Written request:
Wherever the string "this" appears, copy the whole line.

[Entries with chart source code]
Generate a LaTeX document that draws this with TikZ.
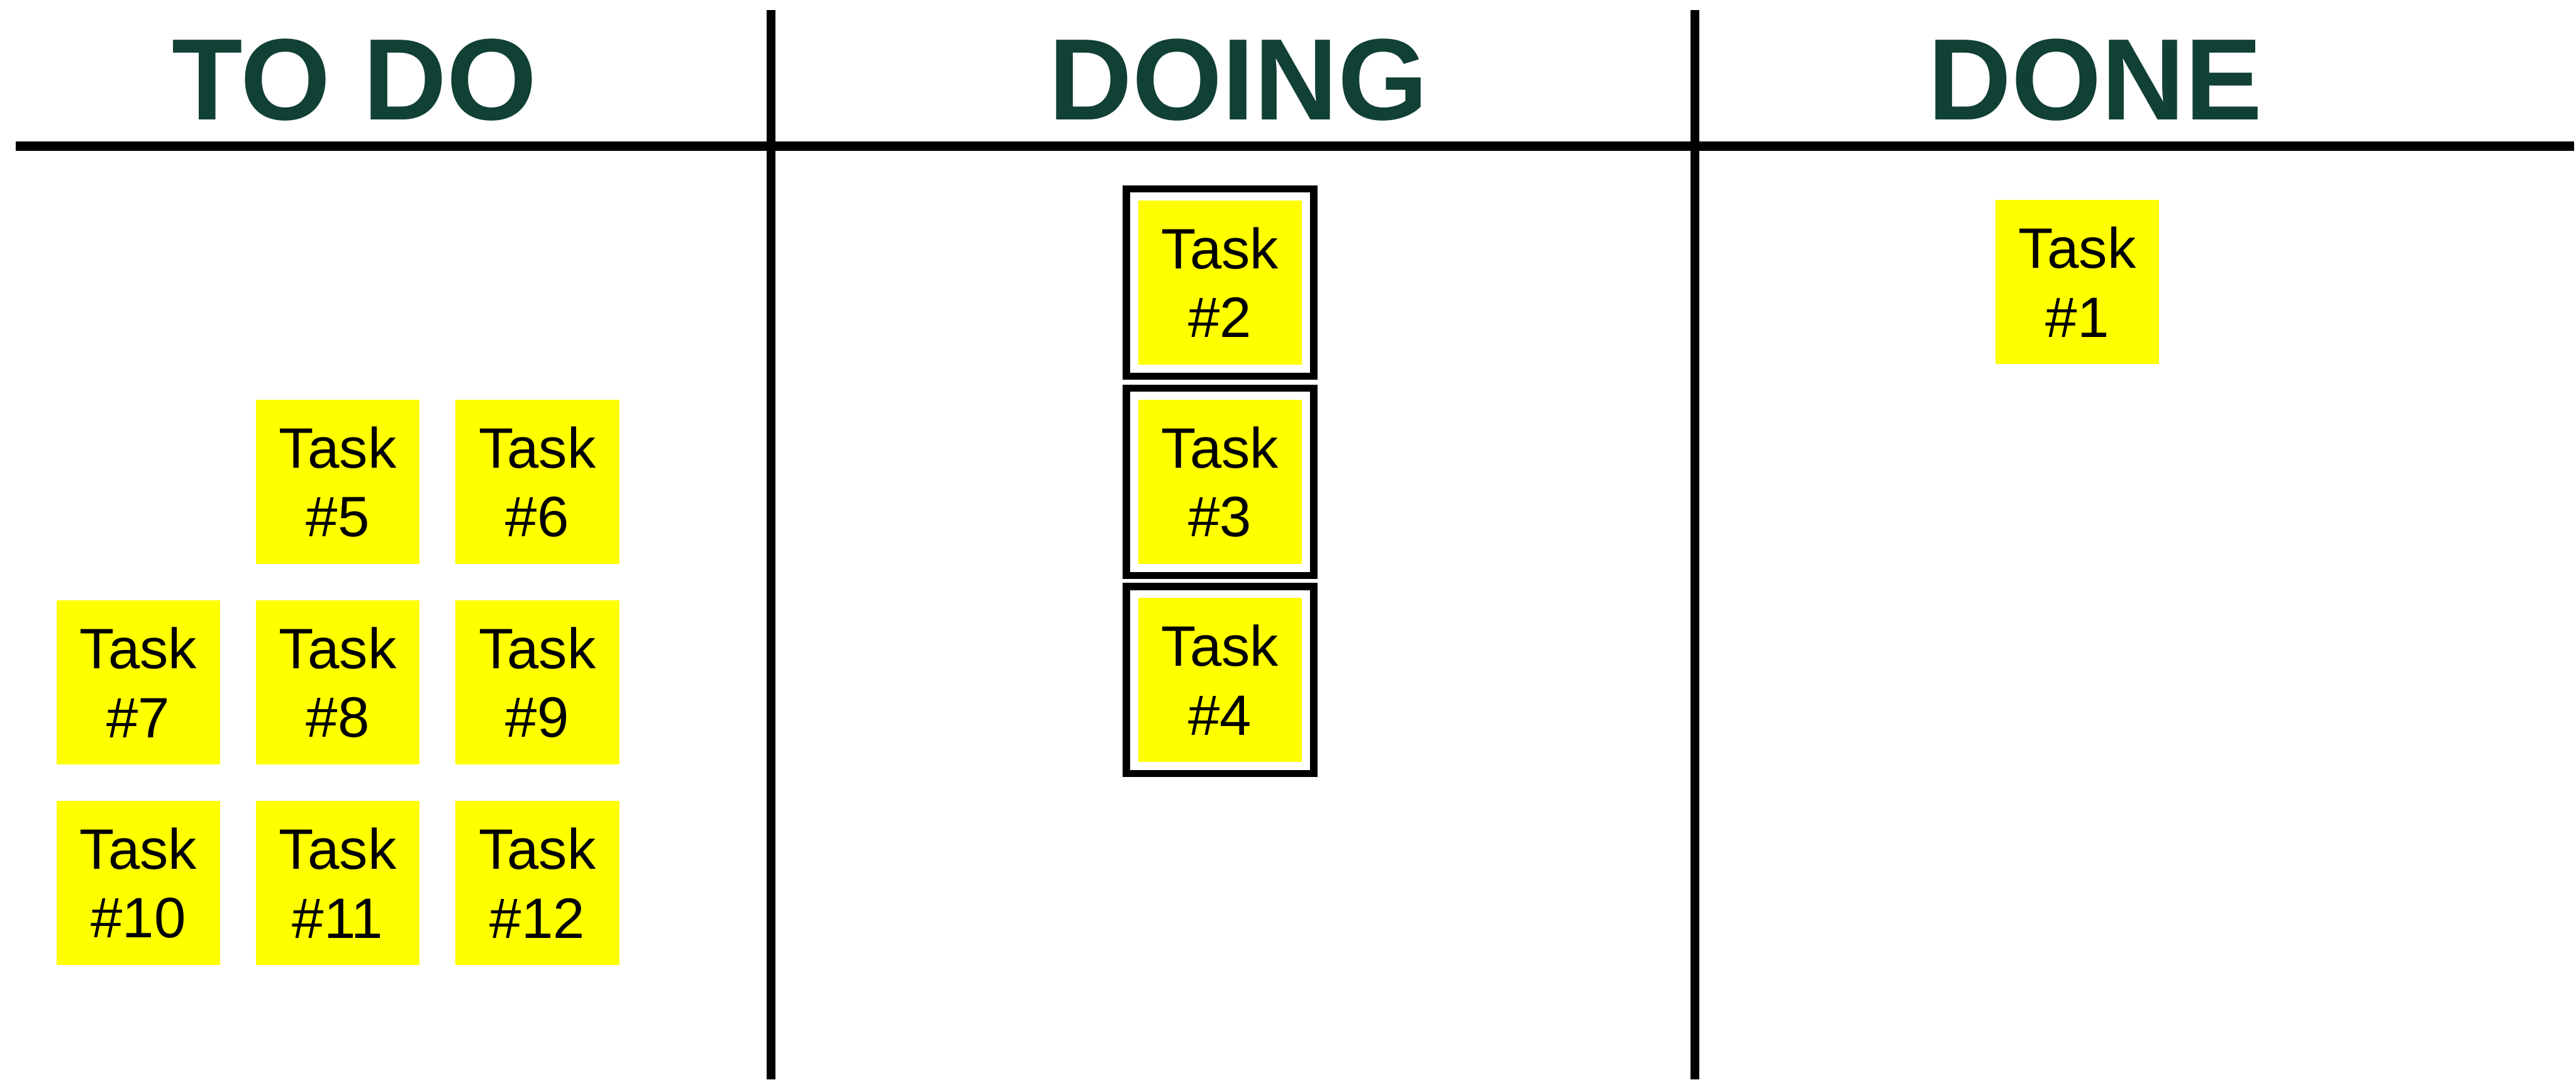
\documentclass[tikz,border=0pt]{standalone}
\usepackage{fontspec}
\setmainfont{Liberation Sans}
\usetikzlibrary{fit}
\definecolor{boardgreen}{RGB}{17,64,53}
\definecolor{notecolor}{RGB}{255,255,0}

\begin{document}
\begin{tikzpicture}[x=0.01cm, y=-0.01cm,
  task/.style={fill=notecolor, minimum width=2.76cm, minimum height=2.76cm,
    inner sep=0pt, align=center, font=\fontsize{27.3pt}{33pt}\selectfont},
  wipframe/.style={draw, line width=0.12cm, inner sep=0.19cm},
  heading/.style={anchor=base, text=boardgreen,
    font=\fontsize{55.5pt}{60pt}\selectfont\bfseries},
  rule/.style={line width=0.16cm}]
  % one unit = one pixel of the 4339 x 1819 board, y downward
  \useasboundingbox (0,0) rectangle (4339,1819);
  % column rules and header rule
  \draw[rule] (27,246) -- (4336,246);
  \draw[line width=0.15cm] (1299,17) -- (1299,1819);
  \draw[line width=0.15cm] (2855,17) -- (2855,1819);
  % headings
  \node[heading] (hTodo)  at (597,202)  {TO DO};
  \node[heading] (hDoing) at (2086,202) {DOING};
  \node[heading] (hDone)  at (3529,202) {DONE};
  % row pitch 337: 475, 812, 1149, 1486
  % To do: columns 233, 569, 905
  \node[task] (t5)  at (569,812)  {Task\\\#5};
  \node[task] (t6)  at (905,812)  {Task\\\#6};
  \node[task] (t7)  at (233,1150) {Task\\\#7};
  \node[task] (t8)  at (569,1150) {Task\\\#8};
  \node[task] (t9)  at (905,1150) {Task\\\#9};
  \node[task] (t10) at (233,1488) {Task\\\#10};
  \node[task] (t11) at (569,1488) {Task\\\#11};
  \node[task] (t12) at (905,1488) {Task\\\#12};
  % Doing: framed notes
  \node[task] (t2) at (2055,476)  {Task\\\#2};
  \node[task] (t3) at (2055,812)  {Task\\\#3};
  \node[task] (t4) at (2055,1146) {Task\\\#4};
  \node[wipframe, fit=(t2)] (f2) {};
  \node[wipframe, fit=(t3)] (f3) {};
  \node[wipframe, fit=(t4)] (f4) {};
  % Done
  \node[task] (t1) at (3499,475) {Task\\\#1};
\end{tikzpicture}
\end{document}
* * *
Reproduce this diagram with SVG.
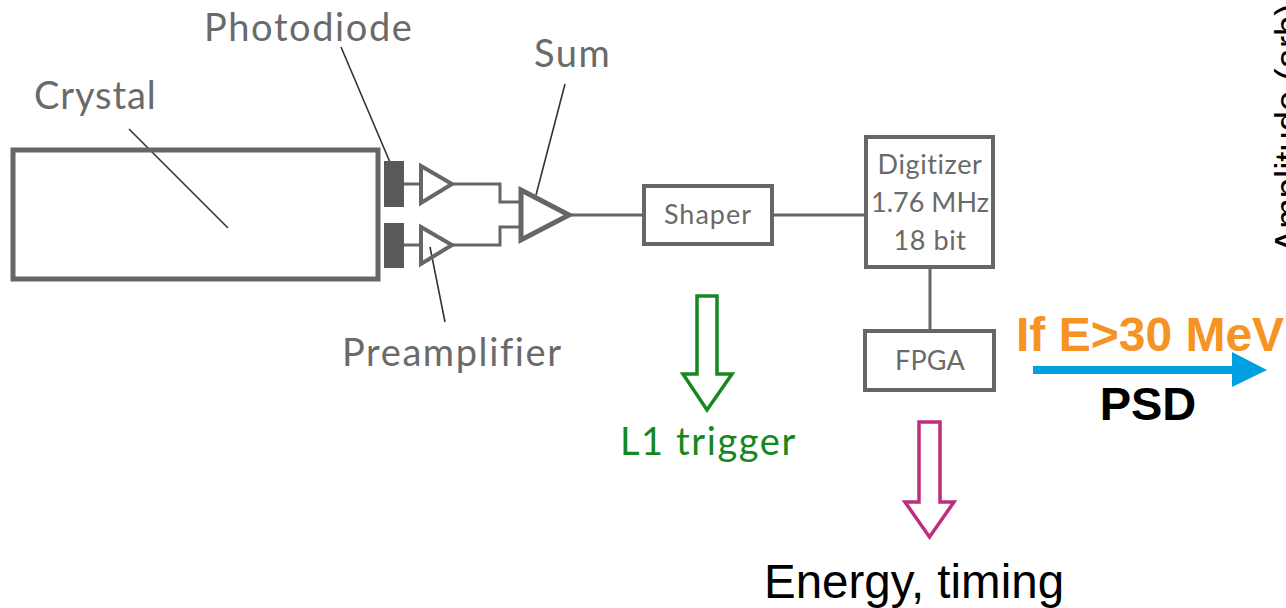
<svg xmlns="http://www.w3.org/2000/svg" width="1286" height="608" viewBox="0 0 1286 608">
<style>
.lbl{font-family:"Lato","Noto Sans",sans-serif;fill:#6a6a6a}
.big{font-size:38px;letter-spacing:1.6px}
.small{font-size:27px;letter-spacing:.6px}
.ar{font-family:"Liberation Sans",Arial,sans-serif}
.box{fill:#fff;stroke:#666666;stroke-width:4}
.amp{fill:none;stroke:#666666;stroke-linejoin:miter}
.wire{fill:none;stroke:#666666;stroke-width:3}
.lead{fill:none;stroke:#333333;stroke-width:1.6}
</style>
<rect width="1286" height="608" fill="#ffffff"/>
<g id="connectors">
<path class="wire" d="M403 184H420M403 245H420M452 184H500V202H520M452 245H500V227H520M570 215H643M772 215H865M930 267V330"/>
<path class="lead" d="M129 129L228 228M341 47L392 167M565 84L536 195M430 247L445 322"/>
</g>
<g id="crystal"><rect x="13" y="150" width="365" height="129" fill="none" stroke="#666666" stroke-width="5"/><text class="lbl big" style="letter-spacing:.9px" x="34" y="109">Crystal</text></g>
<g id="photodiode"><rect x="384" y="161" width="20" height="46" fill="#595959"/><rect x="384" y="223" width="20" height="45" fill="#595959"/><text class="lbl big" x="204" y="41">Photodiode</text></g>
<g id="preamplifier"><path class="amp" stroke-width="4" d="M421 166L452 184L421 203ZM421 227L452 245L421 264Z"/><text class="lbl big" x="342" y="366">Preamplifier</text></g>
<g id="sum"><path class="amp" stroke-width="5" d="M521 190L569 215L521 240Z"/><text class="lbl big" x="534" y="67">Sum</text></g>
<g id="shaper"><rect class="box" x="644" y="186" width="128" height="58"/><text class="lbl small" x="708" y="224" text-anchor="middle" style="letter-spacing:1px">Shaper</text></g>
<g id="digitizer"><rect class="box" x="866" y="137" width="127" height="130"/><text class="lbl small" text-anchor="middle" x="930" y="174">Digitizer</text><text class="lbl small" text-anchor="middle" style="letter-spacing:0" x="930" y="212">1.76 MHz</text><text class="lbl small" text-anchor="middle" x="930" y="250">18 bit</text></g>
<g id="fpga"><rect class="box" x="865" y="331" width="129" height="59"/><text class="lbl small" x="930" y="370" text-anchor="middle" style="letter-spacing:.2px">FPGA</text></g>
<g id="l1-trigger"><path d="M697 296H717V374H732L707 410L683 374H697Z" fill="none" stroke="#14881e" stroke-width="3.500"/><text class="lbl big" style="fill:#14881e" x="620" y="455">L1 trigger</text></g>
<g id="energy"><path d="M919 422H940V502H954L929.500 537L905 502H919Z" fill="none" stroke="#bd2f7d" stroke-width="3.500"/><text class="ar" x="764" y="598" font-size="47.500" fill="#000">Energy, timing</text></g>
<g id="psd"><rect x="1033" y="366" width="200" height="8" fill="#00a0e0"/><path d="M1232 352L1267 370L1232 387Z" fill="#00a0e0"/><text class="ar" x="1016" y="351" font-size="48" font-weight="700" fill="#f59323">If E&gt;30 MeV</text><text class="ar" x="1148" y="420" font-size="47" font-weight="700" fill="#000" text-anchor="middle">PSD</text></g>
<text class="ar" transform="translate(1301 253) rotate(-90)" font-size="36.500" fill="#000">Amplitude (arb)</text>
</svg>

Answer to the task:
Generate a LaTeX document that draws this with TikZ.
Reproduce this diagram with SVG.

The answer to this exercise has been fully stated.